The Northglenn man was arrested in the middle of a movie at the Cinebarre Theater in Thornton after someone called police to report that a man had gone into the theater with a gun.
Mapes told 7NEWS that he’s worn his sidearm into the same theater several times.
“Never had a problem,” he said.
That changed on Sunday.
“The movie stopped and the lights came on,” Mapes said. “Someone said, ‘I just got a call from my friend who said there’s someone in the theater with a gun.’”
Mapes said he stood up told fellow patrons that he had a concealed carry permit.
He said he started to walk out and noticed all the police.
Mapes said, “I put my hands out and said, ‘I’m coming out, don’t shoot. I have a concealed carry permit. My gun is holstered.’”
He said police took his gun, handcuffed him and placed him under arrest.
“I’m kind of indignant about it,” he said. “I wasn’t doing anything wrong.”

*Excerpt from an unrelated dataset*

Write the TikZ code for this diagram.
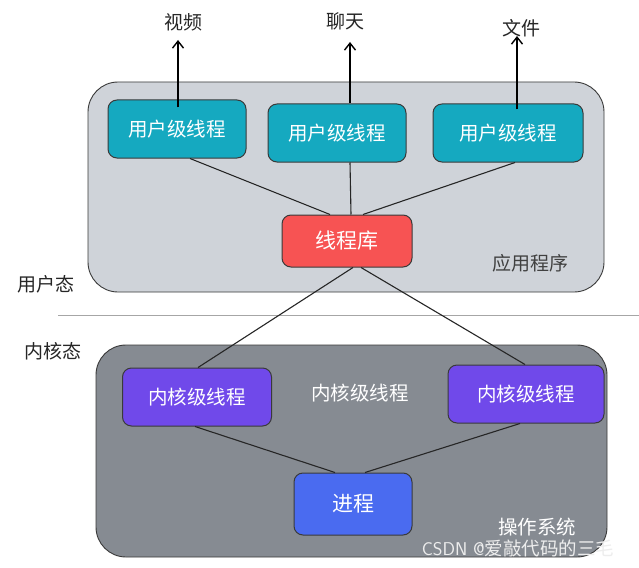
\documentclass[tikz,border=0pt]{standalone}
\usepackage{fontspec}
\newfontfamily\cjk{Noto Sans CJK SC}
\usetikzlibrary{arrows.meta,calc}
\definecolor{appbg}{HTML}{CFD3D9}
\definecolor{osbg}{HTML}{868B92}
\definecolor{teal}{HTML}{15A9C0}
\definecolor{libred}{HTML}{F75353}
\definecolor{kpurple}{HTML}{7049EA}
\definecolor{pblue}{HTML}{4A6BF0}
\definecolor{edge}{HTML}{3A3A3A}
\tikzset{
  region/.style={draw=edge, line width=0.9pt, rounded corners=30pt},
  box/.style={draw=edge, line width=1pt, rounded corners=9pt, text=white,
              font=\cjk\fontsize{19.5}{20}\selectfont, inner sep=0pt},
  ubox/.style={box, fill=teal, minimum height=58pt},
  kbox/.style={box, fill=kpurple, minimum height=58pt},
  conn/.style={draw=black!85, line width=1.1pt},
  up/.style={draw=black, line width=1.4pt, -{Straight Barb[length=7pt,width=11pt,line width=1.4pt]}},
  lab/.style={font=\cjk\fontsize{19}{20}\selectfont, text=black!85, inner sep=0pt},
  wlab/.style={font=\cjk\fontsize{19.5}{20}\selectfont, text=white, inner sep=0pt},
}
\begin{document}
\begin{tikzpicture}[x=1pt,y=-1pt]
\useasboundingbox (0,0) rectangle (639,567);
\fill[white] (0,0) rectangle (639,567);

% regions
\path[region, fill=appbg] (88,82) rectangle (604,292);
\path[region, fill=osbg] (96,345) rectangle (607,557);

% separator
\draw[gray!70, line width=1.6pt] (58,316) -- (639,316);
\draw[white, line width=0.3pt] (58,316) -- (639,316);

% nodes
\node[ubox, minimum width=138pt] (b1) at (177,129) {用户级线程};
\node[ubox, minimum width=138pt] (b2) at (337,133) {用户级线程};
\node[ubox, minimum width=150pt] (b3) at (508,133) {用户级线程};
\node[box, fill=libred, minimum width=130pt, minimum height=52pt, font=\cjk\fontsize{21}{22}\selectfont] (lib) at (347,241) {线程库};
\node[kbox, minimum width=149pt] (k1) at (197,397) {内核级线程};
\node[kbox, minimum width=156pt] (k2) at (526,394) {内核级线程};
\node[box, fill=pblue, minimum width=118pt, minimum height=62pt, font=\cjk\fontsize{21}{22}\selectfont] (proc) at (353,504) {进程};

% labels
\node[lab] (l1) at (183,22) {视频};
\node[lab] (l2) at (345,21) {聊天};
\node[lab] (l3) at (521,28) {文件};
\node[lab] (uapp) at (46,284) {用户态};
\node[lab] (ukern) at (53,351) {内核态};
\node[lab, text=black!75] (app) at (530,263) {应用程序};
\node[wlab] (kmid) at (360,393) {内核级线程};
\node[wlab] (os) at (537,527) {操作系统};
\node[font=\sffamily\fontsize{18.5}{19}\selectfont, text=white!86!gray, inner sep=0pt] (wm) at (518,548) {CSDN @{\cjk 爱敲代码的三毛}};

% arrow ends
\coordinate (t1) at (178,40);
\coordinate (t2) at (350,42);
\coordinate (t3) at (517,36);

% arrows
\draw[up] ([xshift=1pt,yshift=-8pt]b1.north) -- (t1);
\draw[up] ([xshift=13pt]b2.north) -- (t2);
\draw[up] ([xshift=9pt,yshift=-6pt]b3.north) -- (t3);

% connectors
\draw[conn] ([xshift=13pt]b1.south) -- ([xshift=-17pt]lib.north);
\draw[conn] ([xshift=13pt]b2.south) -- ([xshift=4pt]lib.north);
\draw[conn] ([xshift=7pt]b3.south) -- ([xshift=16pt]lib.north);
\draw[conn] ([xshift=6pt]lib.south) -- ([xshift=1pt]k1.north);
\draw[conn] ([xshift=14pt]lib.south) -- ([xshift=-1pt]k2.north);
\draw[conn] ([xshift=-2pt]k1.south) -- ([xshift=-18pt]proc.north);
\draw[conn] ([xshift=-6pt]k2.south) -- ([xshift=12pt]proc.north);
\end{tikzpicture}
\end{document}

Mapes said he wears his sidearm for safety reasons.
“A theater is no different than a grocery store or a gas station,” he said. “If a criminal is going to attack, you need to be able to defend yourself.”

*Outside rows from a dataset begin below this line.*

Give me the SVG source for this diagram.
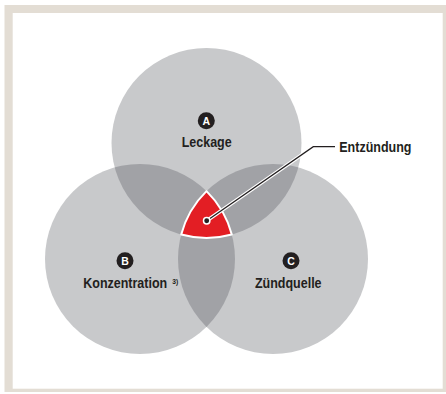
<svg xmlns="http://www.w3.org/2000/svg" width="446" height="394" viewBox="0 0 446 394">
<style>
.circ{fill:#c8c9cb}
.lens{fill:#a1a2a6}
.lbl{font-family:"Liberation Sans",Arial,sans-serif;font-weight:bold;font-size:14.5px;fill:#231f20}
.sup{font-size:7.8px}
.badge{fill:#231f20}
.btxt{font-family:"Liberation Sans",Arial,sans-serif;font-weight:bold;font-size:10.5px;fill:#ffffff;text-anchor:middle}
</style>
<defs>
<clipPath id="clipA"><circle cx="206.5" cy="143" r="95"/></clipPath>
<clipPath id="clipB"><circle cx="140" cy="259" r="95"/></clipPath>
</defs>
<rect x="4.5" y="5" width="445" height="387" fill="#e3ddd4"/>
<rect x="12.7" y="13" width="430" height="375.7" fill="#ffffff"/>
<g id="circle-A"><circle class="circ" cx="206.5" cy="143" r="95"/></g>
<g id="circle-B"><circle class="circ" cx="140" cy="259" r="95"/></g>
<g id="circle-C"><circle class="circ" cx="273" cy="259" r="95"/></g>
<g id="overlaps">
<circle class="lens" cx="140" cy="259" r="95" clip-path="url(#clipA)"/>
<circle class="lens" cx="273" cy="259" r="95" clip-path="url(#clipA)"/>
<circle class="lens" cx="273" cy="259" r="95" clip-path="url(#clipB)"/>
</g>
<g id="entzuendung-area">
<path d="M206.5 191.16 A95 95 0 0 0 181.2 234.56 A95 95 0 0 0 231.8 234.56 A95 95 0 0 0 206.5 191.16 Z" fill="#e31e24" stroke="#ffffff" stroke-width="2" stroke-linejoin="round"/>
</g>
<g id="connectors">
<polyline points="206.7,220.7 313.3,146.7 335,146.7" fill="none" stroke="#ffffff" stroke-width="3.6"/>
<polyline points="206.7,220.7 313.3,146.7 335,146.7" fill="none" stroke="#231f20" stroke-width="1.3"/>
<circle cx="206.7" cy="220.7" r="3.2" fill="#231f20" stroke="#ffffff" stroke-width="1.5"/>
</g>
<g id="label-A">
<circle class="badge" cx="206.3" cy="120.7" r="8.5"/>
<text class="btxt" x="206.3" y="124.5">A</text>
<text class="lbl" transform="translate(181.7 147.2) scale(0.862 1)" x="0" y="0">Leckage</text>
</g>
<g id="label-B">
<circle class="badge" cx="125" cy="260.7" r="8.5"/>
<text class="btxt" x="125" y="264.5">B</text>
<text class="lbl" transform="translate(83.3 287.7) scale(0.862 1)"><tspan x="0" y="0">Konzentration</tspan><tspan class="sup" x="103.2" y="-4.1">3)</tspan></text>
</g>
<g id="label-C">
<circle class="badge" cx="291" cy="260.7" r="8.5"/>
<text class="btxt" x="291" y="264.5">C</text>
<text class="lbl" transform="translate(255 287.7) scale(0.862 1)" x="0" y="0">Zündquelle</text>
</g>
<g id="label-Entzuendung">
<text class="lbl" transform="translate(339.3 151.7) scale(0.862 1)" x="0" y="0">Entzündung</text>
</g>
</svg>
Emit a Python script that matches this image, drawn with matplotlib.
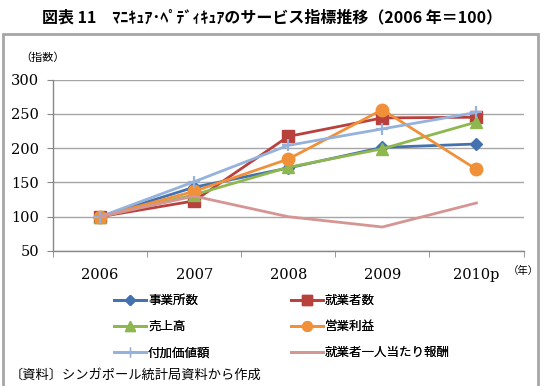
import matplotlib
matplotlib.use("Agg")
import matplotlib.pyplot as plt
from matplotlib.patches import Rectangle
from matplotlib.lines import Line2D

years = ["2006", "2007", "2008", "2009", "2010p"]
series_names = ["事業所数", "就業者数", "売上高", "営業利益", "付加価値額", "就業者一人当たり報酬"]
establishments = [100, 143, 171, 201, 206]
employees = [100, 123, 217, 244, 245]
sales = [100, 132, 172, 199, 238]
operating_profit = [100, 137, 184, 256, 169]
value_added = [100, 151, 204, 228, 252]
pay_per_worker = [100, 130, 100, 85, 120]
y_ticks = [50, 100, 150, 200, 250, 300]

series = [establishments, employees, sales, operating_profit, value_added, pay_per_worker]
colors = ["#4472B0", "#B8413E", "#8FB74F", "#F0913A", "#94B2DC", "#D59593"]
markers = ["D", "s", "^", "o", "+", None]
msizes = [6, 8, 8, 9, 9, 0]

JP = ["Noto Sans CJK JP", "DejaVu Sans"]
SERIF = ["DejaVu Serif"]

fig = plt.figure(figsize=(5.45, 3.86), dpi=100)
fig.patch.set_facecolor("white")

# outer frame
fig.patches.append(Rectangle((3/545, -0.01), (538-3)/545, 1 - 34/386 + 0.01,
                             transform=fig.transFigure, fill=False,
                             edgecolor="#a6a6a6", linewidth=2.0))

fig.text(0.5, 1 - 17/386, "図表 11　ﾏﾆｷｭｱ･ﾍﾟﾃﾞｨｷｭｱのサービス指標推移（2006 年＝100）",
         ha="center", va="center", fontsize=11.5, fontweight="bold", family=JP)

ax = fig.add_axes([53/545, 1 - 251/386, (523.5-53)/545, (251-79.5)/386])
x = list(range(len(years)))
for vals, c, m, ms, name in zip(series, colors, markers, msizes, series_names):
    mew = 1.6 if m == "+" else 1.0
    ax.plot(x, vals, color=c, linewidth=2.0, marker=m, markersize=ms,
            markeredgecolor=c, markerfacecolor=c, markeredgewidth=mew, label=name)

ax.set_xlim(-0.5, 4.5)
ax.set_ylim(50, 300)
ax.set_yticks(y_ticks)
ax.set_yticklabels([str(v) for v in y_ticks], family=SERIF, fontsize=10.5)
ax.set_xticks(x)
ax.set_xticklabels(years, family=SERIF, fontsize=10.5)
ax.set_xticks([i - 0.5 for i in range(len(years) + 1)], minor=True)
ax.tick_params(axis="x", which="major", length=0, pad=12)
ax.tick_params(axis="x", which="minor", length=4, color="#888888", direction="out")
ax.tick_params(axis="y", length=4, color="#888888", direction="out", pad=6)
ax.grid(axis="y", color="#a6a6a6", linewidth=1.0)
ax.set_axisbelow(True)
for s in ["top", "right"]:
    ax.spines[s].set_visible(False)
for s in ["left", "bottom"]:
    ax.spines[s].set_color("#888888")
    ax.spines[s].set_linewidth(1.0)

fig.text(20/545, 1 - 58/386, "（指数）", ha="left", va="center", fontsize=8, family=JP)
fig.text(508/545, 1 - 271/386, "（年）", ha="left", va="center", fontsize=7.5, family=JP)

leg_ms = [5, 7, 7, 7, 7, 0]
handles = [Line2D([0], [0], color=c, linewidth=2.0, marker=m, markersize=ms,
                  markeredgecolor=c, markerfacecolor=c)
           for c, m, ms in zip(colors, markers, leg_ms)]
fs = 9
pad_px = 0.4 * fs * 100 / 72
for col, x0 in enumerate([108, 285]):
    idx = [col, col + 2, col + 4]
    lg = fig.legend([handles[i] for i in idx], [series_names[i] for i in idx],
                    loc="center left", bbox_to_anchor=((x0 - pad_px) / 545, 1 - 326.7/386),
                    ncol=1, frameon=False, prop={"family": JP, "size": fs},
                    handlelength=2.5, labelspacing=1.05, handletextpad=0.2)
    fig.add_artist(lg)

fig.text(10/545, 1 - 375/386, "〔資料〕シンガポール統計局資料から作成", ha="left", va="center",
         fontsize=9.5, family=JP)

fig.savefig("out.png", dpi=100)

Mapes attorney, Robert Wareham, said there should never have been an arrest.
“If I were the city of Thornton, I would move expeditiously to dismiss this case and issue a formal apology to my client,” Wareham said.
Wareham said Coloradans, with the exception of Denver, have had the right to openly carry firearms since 1865.
Thornton police say the case is still under investigation.
They said Mapes was originally arrested for possession of a dangerous weapon in a liquor or beer establishment.
The Cinebarre Theater serves alcohol.
But Wareham says the summons issued to Mapes alleges that he was brandishing or flourishing his firearm.
“It never left my holster,” Mapes said.
“We’ve turned it over to the City Attorney’s Office,” said Police Department spokesman Matt Barnes. “They’ll decide whether to add charges, remove some or dismiss them.”
Barnes said investigators have to look at the totality of the case, including what happened in Aurora, where a gunman killed 12 people and injured 58 others at the Century 16 Theaters.
“I understand that,” Wareham said. “But we don’t arrest innocent people and violate their civil rights and their constitutional rights because of the mood of the moment.”
Mapes said Thornton police also contacted him the same night the tragedy happened in Aurora.
“I was leaving the Cinebarre Theater and they came up, and said they needed to check my firearm,” he said. “They checked it, then gave it back to me. They were very professional.”
He said police should have handled it the same way on Sunday.
Barnes said that if Mapes had concealed his weapon, there wouldn’t be an issue.
“We wouldn’t be having this conversation,” Barnes said.
But Wareham, who is a former police officer who also wears a sidearm, said a law-abiding citizen shouldn’t have to do that.
“I joke with my friend, the sheriff of Douglas County, that I’m not going to wear a coat to make someone more comfortable on a 100 degree day,” Wareham said. “I’m within my rights.”